6 Kasım 2010 Cumartesi

Güle güle serseri :(

2009 Ekim 4... Harika bir Ekim sabahı ellerimde güllerle sevgilim beni çekiştirerek Moda'ya götürdü. Kahvaltı edecektik, o gün doğum günümdü. Hep az ve özü evdim hayatımda. Kalabalığı ve çoğu sevemedim. Ve o gün karşımda az ve öz vardı. En sevdiğim ve beni en seven az ve özler. Yakışıklı, güzel kalpli adamlar ve güzel, kocaman kalpli kadınlar... Onlardan biriydin Davut, o güzel kahvaltı masasının komik, yakışıklı ve yaşam dolusu... Böyle güzel bir fotoğrafın güzel bir parçasıydın. Hep böyle kocaman ağız dolusu gülerdin. Bir de bunun çok çapkınca olduğunu söylerdin :)

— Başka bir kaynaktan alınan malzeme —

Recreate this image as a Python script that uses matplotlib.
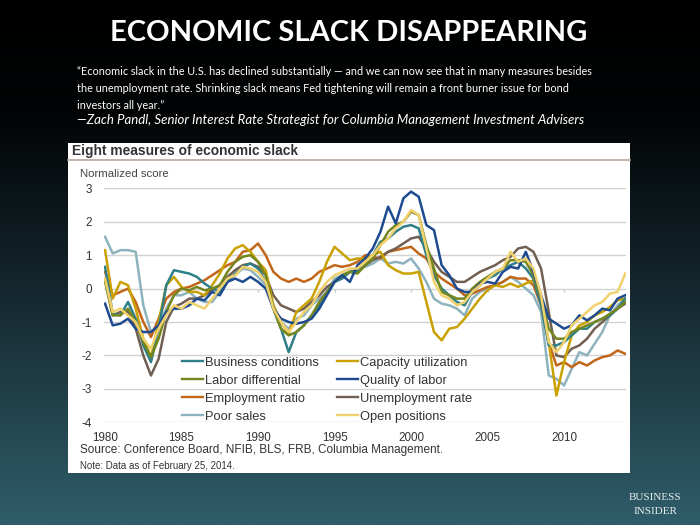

İlk defa bir likemindda TT tanıştırmıştı bizi. Şöyle bir tip tip bakmıştık birbirimize, "ıyyy ne ukala" diye düşünmüştüm o sırada ki;  bana"bu mu o küçük ukala" diyivermiştin. Sonra ısınıvermiştik. Projelerin, hayallerin vardı en kocamanından. Ama konuşmakla kalmıyor çabalıyordun da. En sevdiğim halin de buydu, hiç pes etmiyordun...

Şimdiyse kelimeler boğazımda düğümlü, yaşlar gözlerimden aktı aktı... Son 1,5 aydır sana gelmeye cesaretim olmadığı gibi şimdi de gidemiyorum hastaneye. Kanser hücrelerini ağabeyime sorduğumdan günden beri gelemiyorum yanına. Babamınkilerle aynıydı ve seyri de öyle. Seni babamı hatırladığım gibi hatırlamak istemedim. Zayıf, üzgün, gözleri sönük, yaşam enerjisini yitirmiş hatırlamak istemedim. Aklımdaki hayalin, unutmak isteyeceğim bir görüntü olsun istemedim. Bana facebooktan da yetiştin sen zaten.

 Gitsem, zırıl zırıl ağlayacağımdan, kırmızı bi burun ve bir çift gözle bir işe yaramayacağımdan korkuyorum. Ailene destek olamamaktan... Çok benzer bir hastane sürecini aynı hastalık nedeniyle 15 yıl önce yaşadığımdan gidemiyorum. Hiç bir işe yaramayıp, öyle ayak altında dolaşacağımı biliyorum.

İyi tarafından bakmaya çalışıyorum, kurtuldun demek bana yetmiyor. Hepimiz aynı yere gideceğiz, bir gün yine görüşeceğiz de teselli etmiyor. İşin aslı hepimiz umudumuzu kaybetmedik ama bugünün geleceğini biliyorduk. Sadece sana, o güzel adama ölümü yakıştıramadık, hepsi buydu. Ve sen, belki de asla bir araya gelmeye katlanamayacak bir çok kişiyi sanal olmaktan çıkartıp, bir araya getirdin, kenetledin.

Gittiğin yerde acıların olmasın "serseri", "nerem serseri lan benim" deme bana öylesin diyince gülümse yine sadece,  etrafın seni hep kollayacak "melek"lerle dolu olsun. Çapkınlığa tam gaz devam et sen yine. Yine hayallerin olsun gözlerini ışıldatan. Çünkü ben seni öyle hatırlıyorum...

2 yorum:

  1. gözlerimdekileri silerken yazamıyorum artık nasıl zor nasıll:(( Allah rahmet eylesin..dualarım onunla..

    YanıtlaSil
  2. Ah Burcu Ah! O gün gerçekten bambaşkaydı. Bu fotoyu çekerken bir gün tarih olacağını aklımdan bile geçirmemiştim. Hatta o gün Davut gerçekten çok iyi bir günündeydi ve hepimize ayrı şakalar yapmıştı. Gözümüzün önünden gitmiyor o günkü neşesiyle ve hep öyle "çapkın" ve hayat dolu hatırlamak istiyorum!